The need for a high-quality generic authentication protocol is universal. A high-quality mutual authentication protocol for seamless use with additional features is needed throughout the Internet. In industry, healthcare, trade, transport, etc., at least throughout the EU.
We need a universal security layer on the internet. This must contain universal authentication means that will be user-centric and long-term sustainable (etc). So, something like routing protocols, IP address management protocols, DNS and TCP/IP or UDP.
Compatibility with Zero Trust Architecture – identity management & access management
Remote access data channel security – data channel authentication
Dynamics – long-term sustainability – cryptographic agility
User simplicity – user centric design
Privacy protection – dynamic identifiers
Availability of target services/assets - complete eID lifecycle, redundancy
Remote identity proofing - authenticator proofing
Authentication and access control infrastructure
Why hasn't such a solution been created yet?

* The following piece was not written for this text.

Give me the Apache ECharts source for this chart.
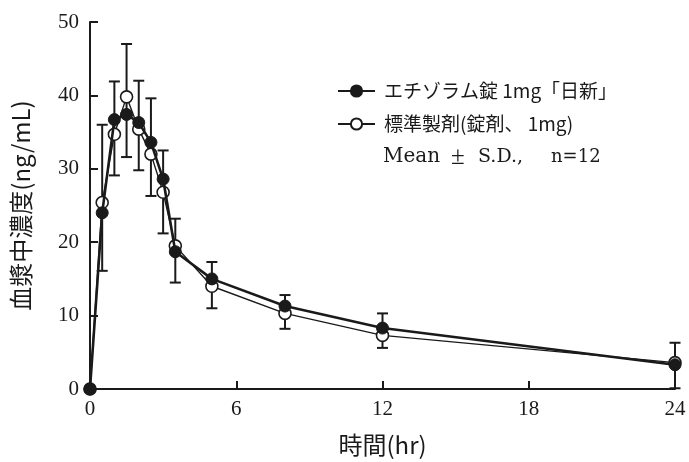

In my opinion, there are two main reasons why such a security layer has not yet been created.
Lack of respect for the real features of the cyber/digital world. Trying to solve security by analogy with the real world is pointless. The Internet only works with indistinguishable copies of data, and authenticity cannot be verified as in the real world. You need to use randomness, cryptography i.e. computing power and time.
There is a lack of a sponsor for research, development and standardization in this area. That is, activities analogous to DoD for the creation of IP or CERN for the creation of HTML.